A movimentação de governos de diversos estados para possibilidade de retomada das aulas presenciais ainda este ano é vista com preocupação por especialistas em saúde e educação. Na semana passada, o governo de São Paulo informou que as atividades nas escolas devem voltar a partir de setembro com esquema de revezamento e limite de pessoas no ambiente a cada dia.
Em Santa Catarina, o governo enviou questionários para a comunidade escolar com consultas sobre a possibilidade de retorno ainda este ano ou apenas em 2021. Em Rondônia, a gestão estadual já havia divulgado a possibilidade de que estudantes voltassem às escolas em agosto e o assunto segue em análise. No Rio Grande do Sul havia um plano de retomada com previsão de início em julho, mas diante do crescimento da pandemia, o governo voltou atrás e o assunto segue indefinido.
Para quem atua na área, a pressa deveria dar lugar a implementação de sistemas realmente funcionais para as aulas remotas. No caso de São Paulo, onde a intenção do governo já têm data marcada, a Secretaria de Educação planeja a combinação de aulas presenciais e à distância. O retorno ocorrerá em três níveis. Na primeira etapa da retomada das aulas, as atividades retornarão com 35% dos alunos, desde que se preserve o distanciamento de 1,5 metro. Uma segunda etapa colocaria de volta ao ambiente escolar 70% dos estudantes, até o avanço para a terceira etapa com 100% de retorno.

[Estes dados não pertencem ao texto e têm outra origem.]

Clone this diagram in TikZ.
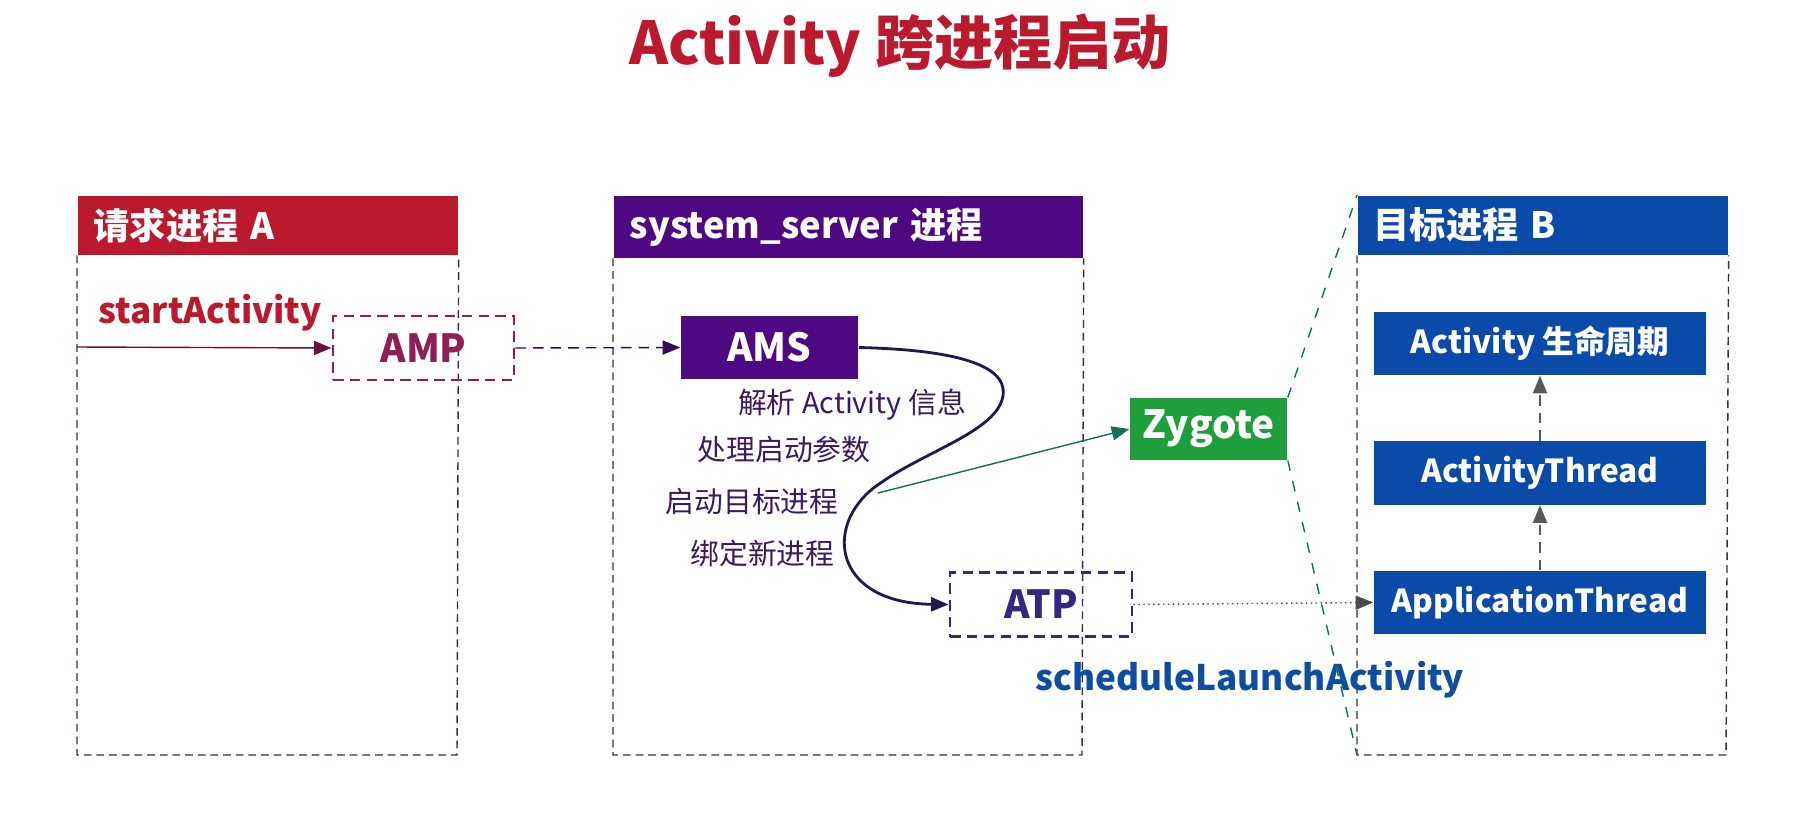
\documentclass[tikz,border=0pt]{standalone}
\usepackage{fontspec}
\setmainfont{Noto Sans CJK SC}
\usetikzlibrary{arrows.meta}

\definecolor{redA}{RGB}{187,26,46}
\definecolor{purpleS}{RGB}{78,8,130}
\definecolor{blueB}{RGB}{10,74,168}
\definecolor{greenZ}{RGB}{30,158,60}
\definecolor{ampC}{RGB}{145,30,85}
\definecolor{atpC}{RGB}{50,40,125}
\definecolor{labelC}{RGB}{62,25,92}
\definecolor{frameC}{RGB}{55,45,78}
\definecolor{schedC}{RGB}{14,78,160}
\definecolor{curveC}{RGB}{35,25,72}
\definecolor{zlineC}{RGB}{20,110,90}

\begin{document}
\begin{tikzpicture}[
  x=0.01cm, y=-0.01cm,
  hdr/.style={anchor=north west, minimum height=0.59cm, inner xsep=0.16cm,
    align=left, text=white, font=\fontsize{10.3}{12}\selectfont\bfseries},
  frame/.style={thin, dash pattern=on 2.2pt off 1.4pt},
  fbox/.style={minimum height=0.63cm, text=white, font=\fontsize{11}{13}\selectfont\bfseries},
  innerbox/.style={fill=blueB, minimum width=3.32cm, minimum height=0.63cm,
    text=white, font=\fontsize{9}{11}\selectfont\bfseries},
  dbox/.style={thick, dash pattern=on 3pt off 1.8pt, minimum height=0.64cm,
    font=\fontsize{11}{13}\selectfont\bfseries},
  steplbl/.style={text=labelC, font=\fontsize{8.2}{10}\selectfont},
  calllbl/.style={font=\fontsize{10}{12}\selectfont\bfseries},
  flow/.style={-{Triangle[length=5pt,width=4pt]}},
]

%% ── Canvas ───────────────────────────────────────────────────────────────────
\fill[white] (0,0) rectangle (1798,818);
\useasboundingbox (0,0) rectangle (1798,818);

%% ── Title ────────────────────────────────────────────────────────────────────
\node[text=redA, font=\fontsize{16.8}{19}\selectfont\bfseries] (title) at (900,46)
  {Activity 跨进程启动};

%% ── Process frames ───────────────────────────────────────────────────────────
\node[hdr, fill=redA, text width=3.48cm] (hdrA) at (77,195) {请求进程 A};
\draw[frame, frameC] (hdrA.south west) -- (77,755) -- (457,755) -- (hdrA.south east);

\node[hdr, fill=purpleS, text width=4.37cm] (hdrS) at (613,195) {system\_server 进程};
\draw[frame, frameC] (hdrS.south west) -- (613,755) -- (1082,755) -- (hdrS.south east);

\node[hdr, fill=blueB, text width=3.38cm] (hdrB) at (1357,195) {目标进程 B};
\draw[frame, frameC] (hdrB.south west) -- (1357,755) -- (1726,755) -- (hdrB.south east);

%% ── Process A ────────────────────────────────────────────────────────────────
\node[calllbl, text=redA, anchor=west] (start) at (86,313) {startActivity};
\coordinate (startL) at (77,347);
\node[dbox, draw=ampC, text=ampC, minimum width=1.81cm] (amp) at (423.5,348) {AMP};

%% ── system_server ────────────────────────────────────────────────────────────
\node[fbox, fill=purpleS, minimum width=1.77cm] (ams) at (769.5,347.5) {AMS};
\node[steplbl] (parse)  at (852,405)   {解析 Activity 信息};
\node[steplbl] (args)   at (784,450)   {处理启动参数};
\node[steplbl] (launch) at (752,502)   {启动目标进程};
\node[steplbl] (bind)   at (762.5,553) {绑定新进程};
\node[dbox, draw=atpC, text=atpC, minimum width=1.82cm] (atp) at (1041,604.5) {ATP};
\node[calllbl, text=schedC] (sched) at (1250,680) {scheduleLaunchActivity};

%% ── Zygote ───────────────────────────────────────────────────────────────────
\node[fbox, fill=greenZ, minimum width=1.57cm, minimum height=0.6cm] (zygote) at (1208.5,429) {Zygote};

%% ── Target process B ─────────────────────────────────────────────────────────
\node[innerbox] (life)   at (1540,343.5) {Activity 生命周期};
\node[innerbox] (thread) at (1540,473)   {ActivityThread};
\node[innerbox] (appth)  at (1540,602.5) {ApplicationThread};

%% ── Connectors ───────────────────────────────────────────────────────────────
\draw[flow, thin, ampC!70!black] (startL) -- (amp.west);
\draw[flow, thin, densely dashed, purpleS!70!black] (amp.east) -- (ams.west);

\draw[flow, thick, curveC] (ams.east)
  .. controls (965,350) and (1012,368) .. (1002,400)
  .. controls (992,432) and (925,452) .. (882,482)
  .. controls (822,520) and (830,603) .. (atp.west);

\coordinate (fork) at (878,493);
\draw[flow, thin, zlineC] (fork) -- (zygote.west);

\draw[flow, thin, densely dotted, gray!60!black] (atp.east) -- (appth.west);
\draw[flow, thin, densely dashed, gray!70!black] (appth.north) -- (thread.south);
\draw[flow, thin, densely dashed, gray!70!black] (thread.north) -- (life.south);

%% ── Zygote spawns B ──────────────────────────────────────────────────────────
\draw[thin, dashed, zlineC] (zygote.north east) -- (hdrB.north west);
\draw[thin, dashed, zlineC] (zygote.south east) -- (1357,755);

\end{tikzpicture}
\end{document}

Problemas históricos e desigualdade
A especialista em educação, Catarina de Almeida Santos, afirma que qualquer decisão precisa ter parâmetros de saúde que comprovem as condições do país frente à pandemia. A educadora, que é uma das coordenadoras da Campanha Nacional pelo Direito à Educação, ressalta problemas estruturais da educação brasileira que trazem ainda mais risco.

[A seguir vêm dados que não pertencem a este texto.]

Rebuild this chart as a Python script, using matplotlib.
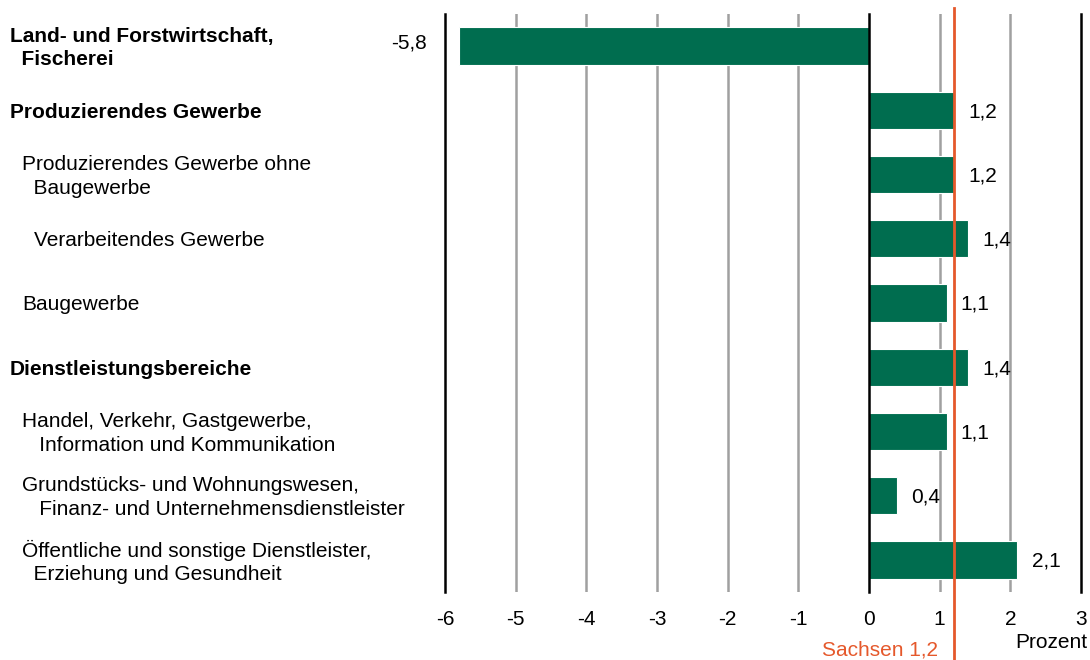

“As turmas são de 20, 30, 40, 50, 60 alunos. A gente olha para a infraestrutura escolar do país e nós vamos ter as piores condições possíveis. Salas com janelas emperradas, sem circulação, transformação de lugares que eram almoxarifados em salas de aula. A única coisa que nós não temos nesse país é uma infraestrutura escolar nas condições adequadas de estudo sem a epidemia. Com a epidemia, esse problema se amplia", observa Catarina.
Ela aponta ainda que faltam dados para um planejamento adequado. "Eu não conheço um sistema de ensino que te apresente um diagnóstico real de quais são as condições objetivas de cada escola, as características das salas, a quantidade de aluno por sala, as condições de saúde dos alunos e dos professores. Quais são as condições de saúde, de idade? A partir desse perfil eu preciso desenhar o que essa rede vai ter que fazer, como é que ela vai ter que reestruturar a escola e como é que a gente vai repensar o currículo. Inclusive para as pessoas terem outra postura diante da lógica de uma pandemia”, completa.

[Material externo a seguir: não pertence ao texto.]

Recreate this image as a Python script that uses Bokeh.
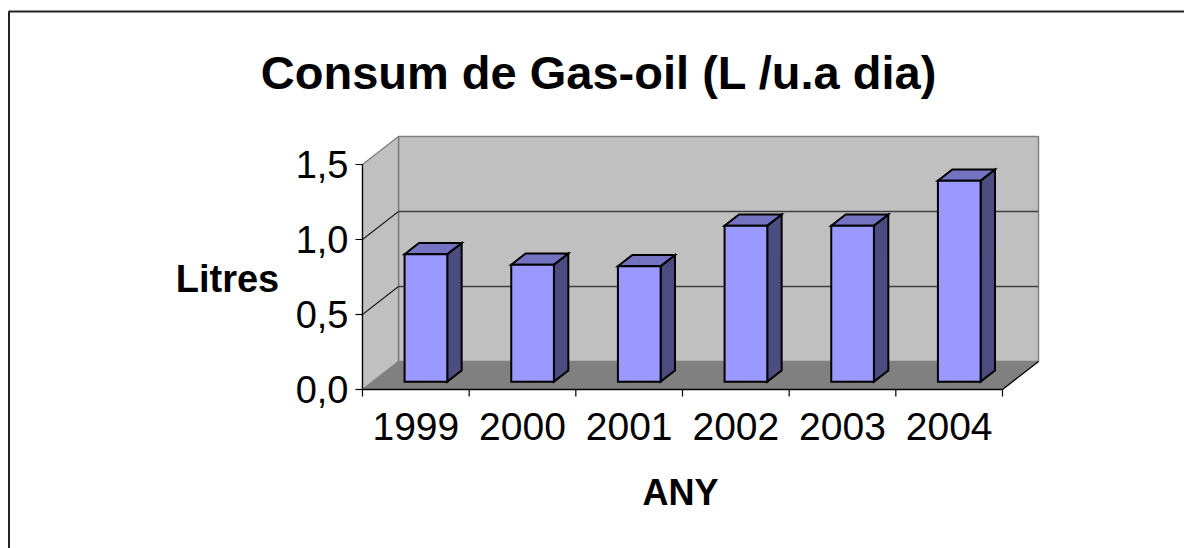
from bokeh.plotting import figure
from bokeh.models import Range1d
from bokeh.core.properties import value
from bokeh.embed import file_html
from bokeh.resources import INLINE

# ---- data ----
years = ["1999", "2000", "2001", "2002", "2003", "2004"]
litres = [0.85, 0.78, 0.77, 1.04, 1.04, 1.34]
y_ticks = [0.0, 0.5, 1.0, 1.5]
y_tick_labels = ["0,0", "0,5", "1,0", "1,5"]
title_text = "Consum  de Gas-oil (L /u.a dia)"
y_title = "Litres"
x_title = "ANY"

# ---- geometry (pixel layout -> data units) ----
PX_U = 640 / 6.0      # pixels per category unit
PX_V = 150.0          # pixels per litre
X0, Y0 = 362, 389     # image pixel of origin (front)
W, H = 1184, 548
OFF = 0               # canvas offset inside the screenshot


def X(px):
    return (px - X0) / PX_U


def Y(py):
    return (Y0 - py) / PX_V


DXU = 36 / PX_U   # depth offset in x units
DYV = 28 / PX_V   # depth offset in y units
YMAX = y_ticks[-1]
N = len(years)


def pt(u, v, f):
    return u + f * DXU, v + f * DYV


def poly(points):
    xs = [pt(*q)[0] for q in points]
    ys = [pt(*q)[1] for q in points]
    return xs, ys


p = figure(width=W, height=H,
           x_range=Range1d(X(OFF), X(OFF + W)), y_range=Range1d(Y(OFF + H), Y(OFF)),
           output_backend="svg", toolbar_location=None,
           x_axis_location=None, y_axis_location=None, min_border=0)
p.grid.visible = False
p.outline_line_color = None
p.background_fill_color = "white"
p.border_fill_color = "white"

# walls
walls = [
    [(0, 0, 1), (N, 0, 1), (N, YMAX, 1), (0, YMAX, 1)],     # back wall
    [(0, 0, 0), (0, 0, 1), (0, YMAX, 1), (0, YMAX, 0)],     # side wall
]
wx, wy = zip(*[poly(w) for w in walls])
p.patches(list(wx), list(wy), fill_color="#C0C0C0", line_color="#808080", line_width=1.5)

# gridlines
for t in y_ticks[1:-1]:
    xs, ys = poly([(0, t, 1), (N, t, 1)])
    p.line(xs, ys, line_color="#404040", line_width=1.3)
    xs, ys = poly([(0, t, 0), (0, t, 1)])
    p.line(xs, ys, line_color="#202020", line_width=1.2)

# floor
fx, fy = poly([(0, 0, 0), (N, 0, 0), (N, 0, 1), (0, 0, 1)])
p.patch(fx, fy, fill_color="#808080", line_color=None)
xs, ys = poly([(N, 0, 0), (N, 0, 1)])
p.line(xs, ys, line_color="black", line_width=1.3)

# bars
f0, f1 = 0.28, 0.68
bw = 0.4
fronts_x, fronts_y, tops_x, tops_y, sides_x, sides_y = [], [], [], [], [], []
for i, h in enumerate(litres):
    u0 = i + 0.5 - bw / 2
    u1 = i + 0.5 + bw / 2
    a, b = poly([(u0, 0, f0), (u1, 0, f0), (u1, h, f0), (u0, h, f0)])
    fronts_x.append(a); fronts_y.append(b)
    a, b = poly([(u0, h, f0), (u1, h, f0), (u1, h, f1), (u0, h, f1)])
    tops_x.append(a); tops_y.append(b)
    a, b = poly([(u1, 0, f0), (u1, 0, f1), (u1, h, f1), (u1, h, f0)])
    sides_x.append(a); sides_y.append(b)
p.patches(sides_x, sides_y, fill_color="#4C4C80", line_color="black", line_width=2, line_join="miter")
p.patches(tops_x, tops_y, fill_color="#7373C2", line_color="black", line_width=2, line_join="miter")
p.patches(fronts_x, fronts_y, fill_color="#9999FF", line_color="black", line_width=2, line_join="miter")

# axes
tick = 7
p.line([0, 0], [0, YMAX], line_color="black", line_width=1.2)
p.segment(x0=[0] * len(y_ticks), y0=y_ticks, x1=[-tick / PX_U] * len(y_ticks), y1=y_ticks,
          line_color="black", line_width=1.2)
p.line([0, N], [0, 0], line_color="black", line_width=1.3)
xt = list(range(N + 1))
p.segment(x0=xt, y0=[0] * len(xt), x1=xt, y1=[-tick / PX_V] * len(xt),
          line_color="black", line_width=1.2)

font = value("Liberation Sans")
p.text(x=[X(348)] * len(y_ticks), y=y_ticks, text=y_tick_labels, text_font=font,
       text_font_size="38px", text_align="right", text_baseline="middle", text_color="black")
p.text(x=[i + 0.5 for i in range(N)], y=[Y(426)] * N, text=years, text_font=font,
       text_font_size="39px", text_align="center", text_baseline="middle", text_color="black")

p.text(x=[X(605)], y=[Y(72)], text=[title_text], text_font=font, text_font_size="47px",
       text_font_style="bold", text_align="center", text_baseline="alphabetic", text_color="black")
p.text(x=[X(227)], y=[Y(278)], text=[y_title], text_font=font, text_font_size="38px",
       text_font_style="bold", text_align="center", text_baseline="middle", text_color="black")
p.text(x=[X(680)], y=[Y(492)], text=[x_title], text_font=font, text_font_size="36px",
       text_font_style="bold", text_align="center", text_baseline="middle", text_color="black")

# chart-area border (left and top edges visible)
p.line([X(8.5), X(8.5)], [Y(548), Y(11)], line_color="#222222", line_width=2)
p.line([X(8), X(1184)], [Y(11), Y(11)], line_color="#222222", line_width=2)

open("out.html", "w").write(file_html(p, INLINE))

Ainda segundo a educadora o modelo escalonado vai excluir e expor ainda mais estudantes que já vivem dificuldades de acesso. “Quem é que vai garantir material de proteção individual? Quem é que vai garantir as equipes de apoio que precisarão fazer uma higienização das escolas? Como você vai manter, nessas salas sem ventilação, a distância entre pessoas?", questiona.
"Tem que trocar os equipamentos de proteção, como a máscara, de duas em duas horas. A população brasileira não tem dinheiro para levar esse kit de máscara para a escola e ficar trocando. Se 35% vão, os outros vão para onde? Quem são os que vão? A partir de que critérios? É um conjunto de questões que o nosso Estado objetivamente não está olhando”, diz Catarina.
No Congresso
Atualmente há um projeto de lei em discussão na Câmara Federal para criar uma estratégia nacional para retorno às aulas durante a pandemia. O texto determina que a retomada seja organizada colaborativamente entre estados e municípios, respeitando as orientações da Organização Mundial de Saúde (OMS) e das autoridades sanitárias brasileiras. Para isso, será preciso seguir princípios de prevenção do contágio, igualdade no acesso e aprendizado, alocação de recursos e atenção à saúde física e mental das comunidades escolares.
Com intenção de garantir participação de todos nas decisões - o texto prevê a criação de uma comissão nacional presidida pelo Ministério da Educação e com representantes dos professores e dos estudantes -. o grupo teria ainda participação do Ministério da Saúde, do Conselho Nacional de Secretários de Educação (Consed), da União dos Dirigentes Municipais de Educação (Undime) e do Conselho Nacional de Educação.